Copy the data exactly; pictures stay out of the copy.

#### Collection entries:
__________________________________________________

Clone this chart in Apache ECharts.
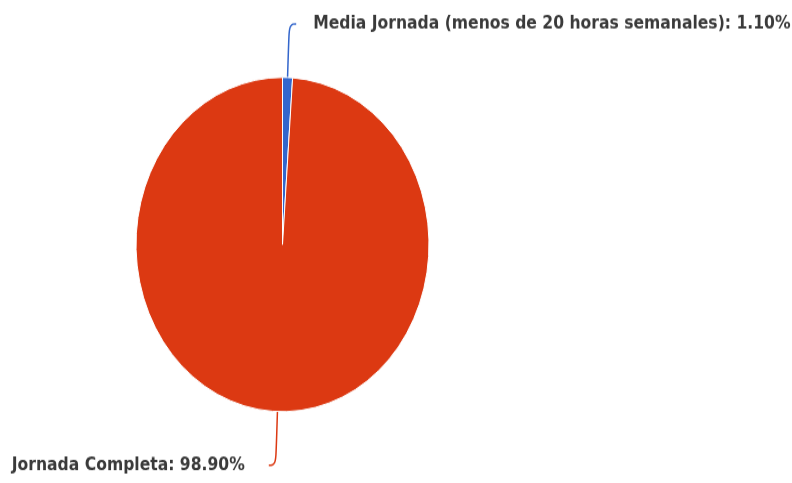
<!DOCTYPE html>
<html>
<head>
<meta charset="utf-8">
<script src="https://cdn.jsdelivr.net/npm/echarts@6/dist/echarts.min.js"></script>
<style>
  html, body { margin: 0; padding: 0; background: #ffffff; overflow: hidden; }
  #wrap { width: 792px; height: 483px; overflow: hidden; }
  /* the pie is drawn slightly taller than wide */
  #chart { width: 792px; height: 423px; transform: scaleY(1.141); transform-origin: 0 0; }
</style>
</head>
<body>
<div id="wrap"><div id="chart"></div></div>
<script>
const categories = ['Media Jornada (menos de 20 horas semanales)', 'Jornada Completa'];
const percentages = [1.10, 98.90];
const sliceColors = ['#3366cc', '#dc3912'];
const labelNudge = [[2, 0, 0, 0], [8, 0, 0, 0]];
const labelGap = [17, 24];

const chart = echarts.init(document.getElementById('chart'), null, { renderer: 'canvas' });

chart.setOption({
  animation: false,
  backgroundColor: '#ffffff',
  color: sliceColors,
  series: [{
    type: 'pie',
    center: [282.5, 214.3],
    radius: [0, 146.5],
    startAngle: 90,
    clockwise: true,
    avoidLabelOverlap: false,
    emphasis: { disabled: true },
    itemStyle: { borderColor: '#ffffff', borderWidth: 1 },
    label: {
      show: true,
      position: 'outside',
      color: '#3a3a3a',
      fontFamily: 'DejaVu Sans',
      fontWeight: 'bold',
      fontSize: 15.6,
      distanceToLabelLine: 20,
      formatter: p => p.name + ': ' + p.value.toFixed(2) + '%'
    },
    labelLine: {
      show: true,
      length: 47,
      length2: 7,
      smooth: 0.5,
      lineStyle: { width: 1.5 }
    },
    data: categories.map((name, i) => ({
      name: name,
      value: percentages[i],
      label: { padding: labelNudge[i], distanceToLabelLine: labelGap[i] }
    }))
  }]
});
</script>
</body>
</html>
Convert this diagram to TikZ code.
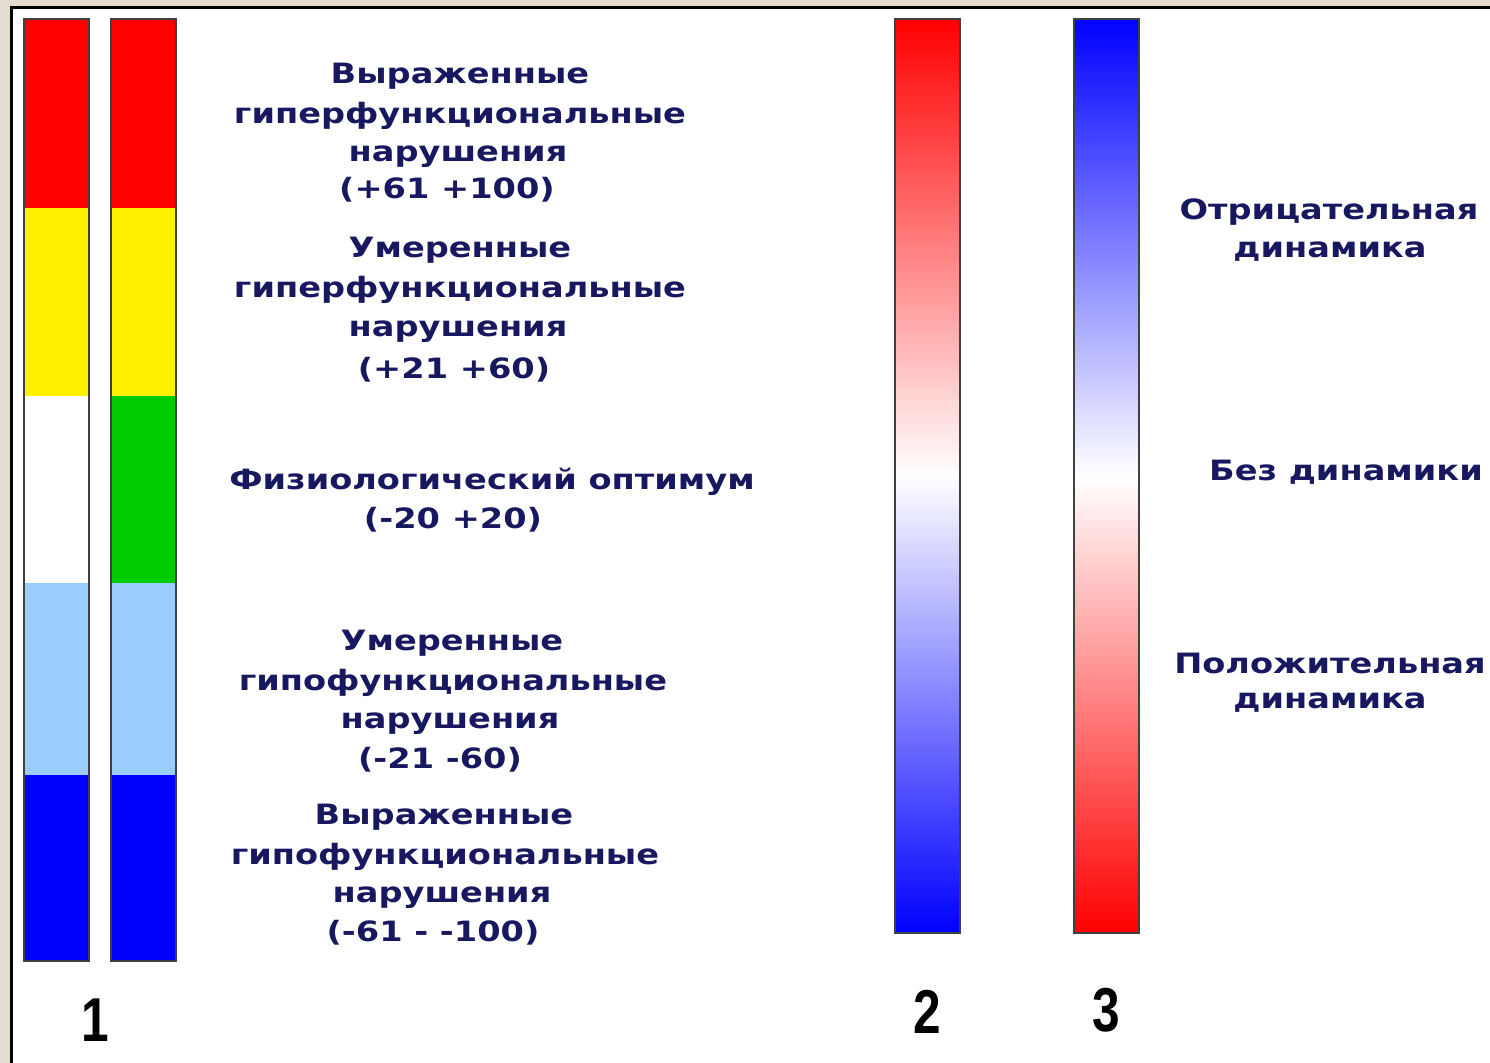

__________________________________________________

#### Result of this task:
Clone this chart in Apache ECharts.
<!DOCTYPE html>
<html>
<head>
<meta charset="utf-8">
<script src="https://cdn.jsdelivr.net/npm/echarts@6/dist/echarts.min.js"></script>
<style>
  html, body { margin: 0; padding: 0; background: #ffffff; overflow: hidden; }
  #wrap { width: 792px; height: 483px; overflow: hidden; }
  /* the pie is drawn slightly taller than wide */
  #chart { width: 792px; height: 423px; transform: scaleY(1.141); transform-origin: 0 0; }
</style>
</head>
<body>
<div id="wrap"><div id="chart"></div></div>
<script>
const categories = ['Media Jornada (menos de 20 horas semanales)', 'Jornada Completa'];
const percentages = [1.10, 98.90];
const sliceColors = ['#3366cc', '#dc3912'];
const labelNudge = [[2, 0, 0, 0], [8, 0, 0, 0]];
const labelGap = [17, 24];

const chart = echarts.init(document.getElementById('chart'), null, { renderer: 'canvas' });

chart.setOption({
  animation: false,
  backgroundColor: '#ffffff',
  color: sliceColors,
  series: [{
    type: 'pie',
    center: [282.5, 214.3],
    radius: [0, 146.5],
    startAngle: 90,
    clockwise: true,
    avoidLabelOverlap: false,
    emphasis: { disabled: true },
    itemStyle: { borderColor: '#ffffff', borderWidth: 1 },
    label: {
      show: true,
      position: 'outside',
      color: '#3a3a3a',
      fontFamily: 'DejaVu Sans',
      fontWeight: 'bold',
      fontSize: 15.6,
      distanceToLabelLine: 20,
      formatter: p => p.name + ': ' + p.value.toFixed(2) + '%'
    },
    labelLine: {
      show: true,
      length: 47,
      length2: 7,
      smooth: 0.5,
      lineStyle: { width: 1.5 }
    },
    data: categories.map((name, i) => ({
      name: name,
      value: percentages[i],
      label: { padding: labelNudge[i], distanceToLabelLine: labelGap[i] }
    }))
  }]
});
</script>
</body>
</html>
Convert this diagram to TikZ code.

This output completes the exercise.